At the same time, it’s true that blogs routinely exaggerate the importance of the Times critic. After all, playfully drawing out the drama of the minutest things, turning the mere mortals of the restaurant world into epic heroes and villains, is part and parcel of blogging. Eater has already created a Sam Sifton dossier. Even before his first review, they’re clearly excited to replace their Bruni obsession with Sifton mania, like a talk-radio pundit scrambling for the latest, equally overblown talking points about the new president. So in this sense, the blogosphere has done nothing but bolster the importance of the traditional critic. (Not to mention roundups, such as our own The Other Critics, which bring lesser-known critics like Ryan Sutton to a much wider audience than they would have if they were writing merely for Bloomberg’s audience.)

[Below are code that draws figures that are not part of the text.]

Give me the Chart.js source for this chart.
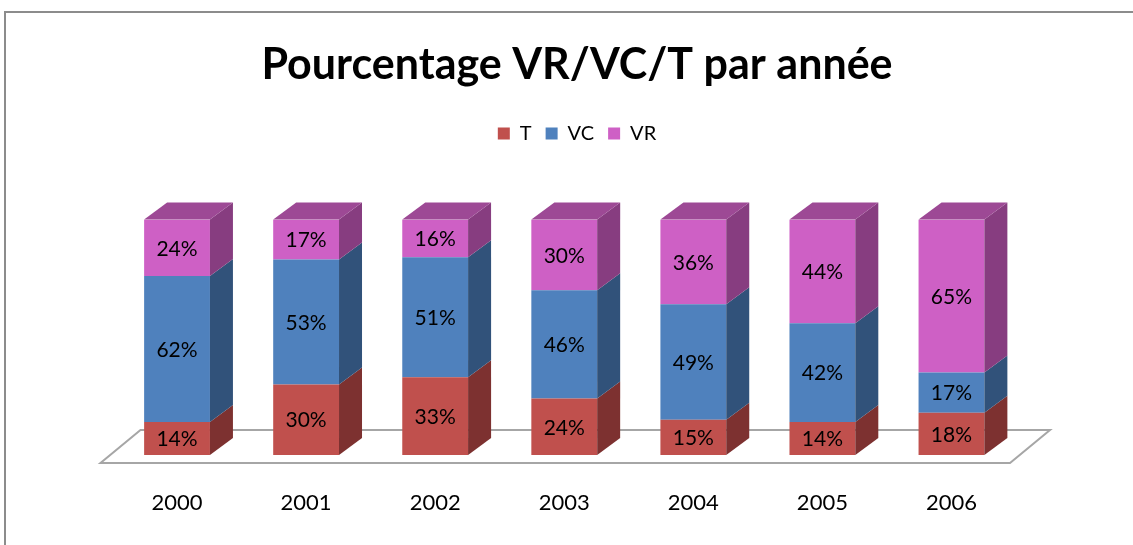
<!DOCTYPE html>
<html lang="fr">
<head>
    <meta charset="UTF-8">
    <title>Pourcentage VR/VC/T par année</title>
    <script src="https://cdn.jsdelivr.net/npm/chart.js"></script>
    <style>
        html, body {
            margin: 0;
            padding: 0;
            background: #ffffff;
            overflow: hidden;
        }

        /* grey frame of the chart, runs off the right and bottom edges */
        .frame {
            position: absolute;
            left: 4px;
            top: 11px;
            width: 1200px;
            height: 700px;
            border: 2px solid #8c8c8c;
        }

        .chart-box {
            position: absolute;
            left: 0;
            top: 0;
            width: 1133px;
            height: 545px;
        }
    </style>
</head>
<body>
    <div class="frame"></div>
    <div class="chart-box">
        <canvas id="stackChart"></canvas>
    </div>

    <script>
        const years = ['2000', '2001', '2002', '2003', '2004', '2005', '2006'];
        const tValues = [14, 30, 33, 24, 15, 14, 18];
        const vcValues = [62, 53, 51, 46, 49, 42, 17];
        const vrValues = [24, 17, 16, 30, 36, 44, 65];

        // colours: front face, right side, top face
        const faces = [
            { front: '#C0504D', side: '#7D3130', top: '#9A3E3B' },
            { front: '#4F81BD', side: '#31527A', top: '#3D6695' },
            { front: '#CE60C5', side: '#873D80', top: '#9D4995' }
        ];

        const depthX = 23;
        const depthY = -17;

        // floor drawn behind the columns
        const floorPlugin = {
            id: 'floor',
            beforeDatasetsDraw(chart) {
                const { ctx, chartArea } = chart;
                const l = chartArea.left, r = chartArea.right, b = chartArea.bottom;
                ctx.save();
                ctx.beginPath();
                ctx.moveTo(l - 12, b + 8);
                ctx.lineTo(r - 6, b + 8);
                ctx.lineTo(r + 34, b - 25);
                ctx.lineTo(l + 28, b - 25);
                ctx.closePath();
                ctx.fillStyle = '#ffffff';
                ctx.fill();
                ctx.lineWidth = 2;
                ctx.strokeStyle = '#a6a6a6';
                ctx.stroke();
                ctx.restore();
            }
        };

        // side and top faces + value labels
        const depthPlugin = {
            id: 'depth',
            afterDatasetsDraw(chart) {
                const ctx = chart.ctx;
                const last = chart.data.datasets.length - 1;
                ctx.save();
                chart.data.datasets.forEach((ds, i) => {
                    const meta = chart.getDatasetMeta(i);
                    meta.data.forEach((bar) => {
                        const { x, y, base, width } = bar.getProps(['x', 'y', 'base', 'width'], true);
                        const L = x - width / 2, R = x + width / 2;
                        ctx.beginPath();
                        ctx.moveTo(R, base);
                        ctx.lineTo(R + depthX, base + depthY);
                        ctx.lineTo(R + depthX, y + depthY);
                        ctx.lineTo(R, y);
                        ctx.closePath();
                        ctx.fillStyle = faces[i].side;
                        ctx.fill();
                        if (i === last) {
                            ctx.beginPath();
                            ctx.moveTo(L, y);
                            ctx.lineTo(L + depthX, y + depthY);
                            ctx.lineTo(R + depthX, y + depthY);
                            ctx.lineTo(R, y);
                            ctx.closePath();
                            ctx.fillStyle = faces[i].top;
                            ctx.fill();
                        }
                    });
                });
                ctx.fillStyle = '#000000';
                ctx.font = '21px Lato';
                ctx.textAlign = 'center';
                ctx.textBaseline = 'middle';
                chart.data.datasets.forEach((ds, i) => {
                    const meta = chart.getDatasetMeta(i);
                    meta.data.forEach((bar, j) => {
                        const { x, y, base } = bar.getProps(['x', 'y', 'base'], true);
                        ctx.fillText(ds.data[j] + '%', x, (y + base) / 2 + 1);
                    });
                });
                ctx.restore();
            }
        };

        const ctx = document.getElementById('stackChart').getContext('2d');
        const stackChart = new Chart(ctx, {
            type: 'bar',
            data: {
                labels: years,
                datasets: [
                    { label: 'T', data: tValues, backgroundColor: faces[0].front },
                    { label: 'VC', data: vcValues, backgroundColor: faces[1].front },
                    { label: 'VR', data: vrValues, backgroundColor: faces[2].front }
                ]
            },
            options: {
                responsive: true,
                maintainAspectRatio: false,
                animation: false,
                datasets: {
                    bar: {
                        categoryPercentage: 1,
                        barPercentage: 0.51,
                        borderWidth: 0
                    }
                },
                layout: {
                    padding: { left: 40, right: 19, top: 0, bottom: 0 }
                },
                plugins: {
                    title: {
                        display: true,
                        text: 'Pourcentage VR/VC/T par année',
                        color: '#000000',
                        font: { family: 'Lato', size: 43, weight: 'bold' },
                        padding: { top: 39, bottom: 19 }
                    },
                    legend: {
                        labels: {
                            boxWidth: 12,
                            boxHeight: 12,
                            padding: 14,
                            color: '#000000',
                            font: { family: 'Lato', size: 20 }
                        }
                    },
                    tooltip: { enabled: false }
                },
                scales: {
                    x: {
                        stacked: true,
                        grid: { display: false },
                        border: { display: false },
                        ticks: {
                            color: '#000000',
                            padding: 27,
                            font: { family: 'Lato', size: 22 }
                        },
                        afterFit: (scale) => { scale.height = 90; }
                    },
                    y: {
                        stacked: true,
                        min: 0,
                        max: 100,
                        grid: { display: false },
                        border: { display: false },
                        ticks: { display: false },
                        afterFit: (scale) => { scale.width = 72.5; }
                    },
                    // empty axes that only keep room round the columns
                    gap: {
                        type: 'category',
                        position: 'top',
                        labels: [''],
                        grid: { display: false },
                        border: { display: false },
                        ticks: { display: false },
                        afterFit: (scale) => { scale.height = 66; }
                    },
                    side: {
                        type: 'linear',
                        position: 'right',
                        grid: { display: false },
                        border: { display: false },
                        ticks: { display: false },
                        afterFit: (scale) => { scale.width = 98; }
                    }
                }
            },
            plugins: [floorPlugin, depthPlugin]
        });
    </script>
</body>
</html>
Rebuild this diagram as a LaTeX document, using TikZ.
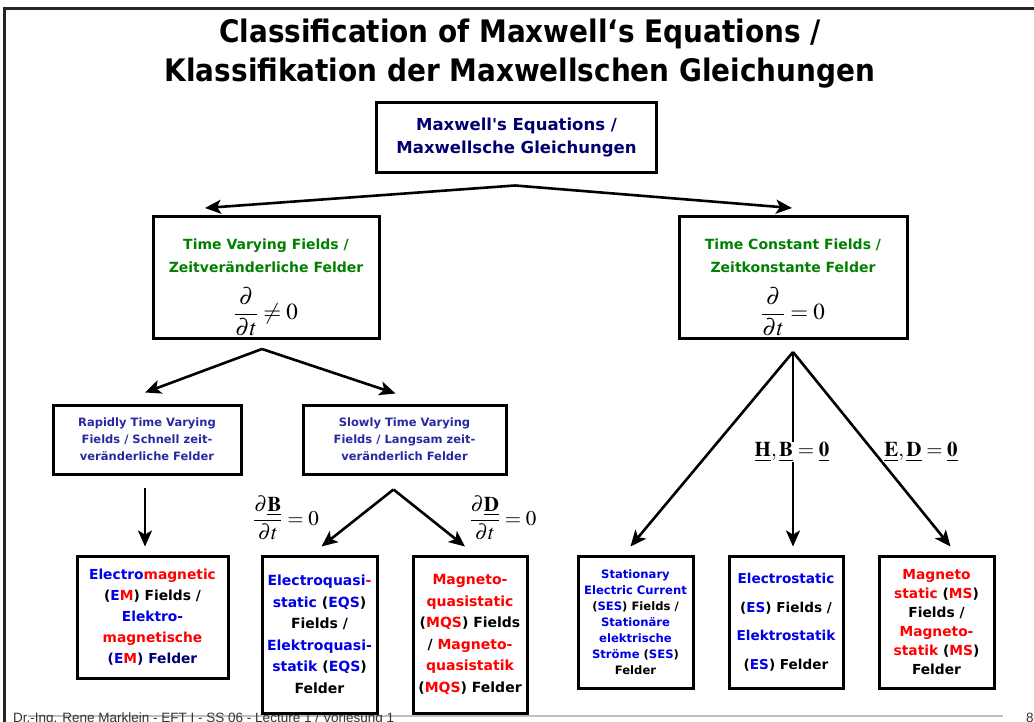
\documentclass[tikz,border=0pt]{standalone}
\usepackage{amsmath}
\usepackage{mathptmx}
\usepackage{fontspec}
\setmainfont{DejaVu Sans}[Ligatures=TeXOff]
\newfontfamily\titlefont{DejaVu Sans Condensed}
\newfontfamily\footfont{Liberation Sans}
\usetikzlibrary{arrows.meta,calc}
\definecolor{navytxt}{RGB}{0,0,110}
\definecolor{greentxt}{RGB}{0,128,0}
\definecolor{purptxt}{RGB}{40,40,160}
\definecolor{bluetxt}{RGB}{0,0,230}
\definecolor{redtxt}{RGB}{255,0,0}
\newcommand{\bl}[1]{\textcolor{bluetxt}{#1}}
\newcommand{\rd}[1]{\textcolor{redtxt}{#1}}
\begin{document}
\begin{tikzpicture}[x=1pt,y=-1pt,
  box/.style={draw,line width=3pt,align=center,font=\bfseries,inner sep=0pt},
  bigarrow/.style={line width=2.6pt,-{Stealth[length=16pt,width=14pt,inset=4pt]}},
  lab/.style={fill=white,inner sep=1pt,font=\fontsize{21}{23}\selectfont}]
\useasboundingbox (0,0) rectangle (1034,722);
% frame and title
\draw[line width=3pt,black!85] (4,722) -- (4,9) -- (1034,9);
\node[font=\titlefont\bfseries\fontsize{31}{39}\selectfont,align=center] (title) at (520,54)
  {Classification of Maxwell‘s Equations /\\Klassifikation der Maxwellschen Gleichungen};
% footer
\draw[line width=1.5pt,black!25] (28,716) -- (1003,716);
\node[font=\footfont\fontsize{13.5}{14}\selectfont,anchor=north west,inner sep=0pt,black!80] (foot) at (13,712.5)
  {Dr.-Ing. Rene Marklein - EFT I - SS 06 - Lecture 1 / Vorlesung 1};
\node[font=\footfont\fontsize{13.5}{14}\selectfont,anchor=north west,inner sep=0pt,black!80] (page) at (1026,712.5) {8};
% boxes
\node[box,minimum width=280,minimum height=70,font=\bfseries\fontsize{16.5}{23}\selectfont,text=navytxt] (maxw) at (516.5,138)
  {Maxwell's Equations /\\Maxwellsche Gleichungen};
\node[box,minimum width=226,minimum height=122,font=\bfseries\fontsize{14}{23}\selectfont] (tvar) at (266,277.5)
  {\rule{0pt}{31pt}\textcolor{greentxt}{Time Varying Fields /}\\
   \textcolor{greentxt}{Zeitveränderliche Felder}\\[13pt]
   {\fontsize{23}{25}\selectfont$\dfrac{\partial}{\partial t}\neq 0$}};
\node[box,minimum width=228,minimum height=122,font=\bfseries\fontsize{14}{23}\selectfont] (tcon) at (793,277.5)
  {\rule{0pt}{31pt}\textcolor{greentxt}{Time Constant Fields /}\\
   \textcolor{greentxt}{Zeitkonstante Felder}\\[13pt]
   {\fontsize{23}{25}\selectfont$\dfrac{\partial}{\partial t}= 0$}};
\node[box,minimum width=188,minimum height=69,text=purptxt,font=\bfseries\fontsize{11.5}{17}\selectfont] (rapid) at (147,439.5)
  {Rapidly Time Varying\\Fields / Schnell zeit-\\veränderliche Felder};
\node[box,minimum width=203,minimum height=69,text=purptxt,font=\bfseries\fontsize{11.5}{17}\selectfont] (slow) at (404.5,439.5)
  {Slowly Time Varying\\Fields / Langsam zeit-\\veränderlich Felder};
\node[box,minimum width=151,minimum height=122,font=\bfseries\fontsize{13.8}{21}\selectfont] (em) at (152.5,617)
  {\bl{Electro}\rd{magnetic}\\(\bl{E}\rd{M}) Fields /\\\bl{Elektro-}\\\rd{magnetische}\\\textcolor{navytxt}{(}\bl{E}\rd{M}\textcolor{navytxt}{) Felder}};
\node[box,minimum width=115,minimum height=157,font=\bfseries\fontsize{14}{21.5}\selectfont] (eqs) at (319.5,634.5)
  {\bl{Electroquasi}\rd{-}\\\bl{static} (\bl{EQS})\\Fields /\\\bl{Elektroquasi-}\\\bl{statik} (\bl{EQS})\\Felder};
\node[box,minimum width=114,minimum height=157,font=\bfseries\fontsize{14}{21.5}\selectfont] (mqs) at (470,634.5)
  {\rd{Magneto-}\\\rd{quasistatic}\\(\rd{MQS}) Fields\\/ \rd{Magneto-}\\\rd{quasistatik}\\(\rd{MQS}) Felder};
\node[box,minimum width=115,minimum height=132,font=\bfseries\fontsize{11.6}{16}\selectfont] (ses) at (635.5,622)
  {\bl{Stationary}\\\bl{Electric Current}\\(\bl{SES}) Fields /\\\bl{Stationäre}\\\bl{elektrische}\\\bl{Ströme} (\bl{SES})\\Felder};
\node[box,minimum width=114,minimum height=132,font=\bfseries\fontsize{13.6}{28.5}\selectfont] (es) at (786,622)
  {\bl{Electrostatic}\\(\bl{ES}) Fields /\\\bl{Elektrostatik}\\(\bl{ES}) Felder};
\node[box,minimum width=115,minimum height=132,font=\bfseries\fontsize{13.8}{19}\selectfont] (ms) at (936.5,622)
  {\rd{Magneto}\\\rd{static} (\rd{MS})\\Fields /\\\rd{Magneto-}\\\rd{statik} (\rd{MS})\\Felder};
% split points
\coordinate (topsplit) at ($(maxw.south)+(-1.5,11)$);
\coordinate (tvsplit) at ($(tvar.south)+(-4,9)$);
\coordinate (slsplit) at ($(slow.south)+(-11,14)$);
\coordinate (tcsplit) at ($(tcon.south)+(0,12)$);
% arrows
\draw[bigarrow] (topsplit) -- ($(tvar.north)+(-61,-7)$);
\draw[bigarrow] (topsplit) -- ($(tcon.north)+(-1,-7)$);
\draw[bigarrow] (tvsplit) -- ($(rapid.north)+(-2,-11)$);
\draw[bigarrow] (tvsplit) -- ($(slow.north)+(-9,-10)$);
\draw[bigarrow] ($(rapid.south)+(-2,12)$) -- ($(em.north)+(-7.5,-8)$);
\draw[bigarrow] (slsplit) -- ($(eqs.north)+(2,-8)$);
\draw[bigarrow] (slsplit) -- ($(mqs.north)+(-5,-8)$);
\draw[bigarrow] (tcsplit) -- ($(ses.north)+(-5,-8)$);
\draw[bigarrow] (tcsplit) -- ($(es.north)+(7,-8)$);
\draw[bigarrow] (tcsplit) -- ($(ms.north)+(14,-8)$);
% labels
\node[lab] (dblab) at (286,518) {$\dfrac{\partial\underline{\mathbf{B}}}{\partial t}=0$};
\node[lab,fill=none] (ddlab) at (503,518) {$\dfrac{\partial\underline{\mathbf{D}}}{\partial t}=0$};
\node[lab] (hblab) at (792,452) {$\underline{\mathbf{H}},\underline{\mathbf{B}}=\underline{\mathbf{0}}$};
\node[lab] (edlab) at (921,452) {$\underline{\mathbf{E}},\underline{\mathbf{D}}=\underline{\mathbf{0}}$};
\end{tikzpicture}
\end{document}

That said, it will be interesting to see whether, given all his experience, Sifton will be as much of an object of obsession as Bruni was when he first started. After all, Bruni was an unknown entity, and certain bloggers (most memorably, Julia Langbein with her brilliant Bruni Digest) reacted strongly to his signs of weakness. That’s what helped create the legend of Bruni, in addition to the fact that he had the intriguing, Darth Vader–esque veil of anonymity. This time around, the changing of the guard probably won’t be so noticeable (Gael Greene’s tweet aside, there was certainly considerably less Twitter activity regarding Sam Sifton’s appointment than there was about Bruni’s stepping down), and maybe people will indeed begin to accept that the Times critic’s voice is just one, albeit a strong one among many. Or maybe they won’t.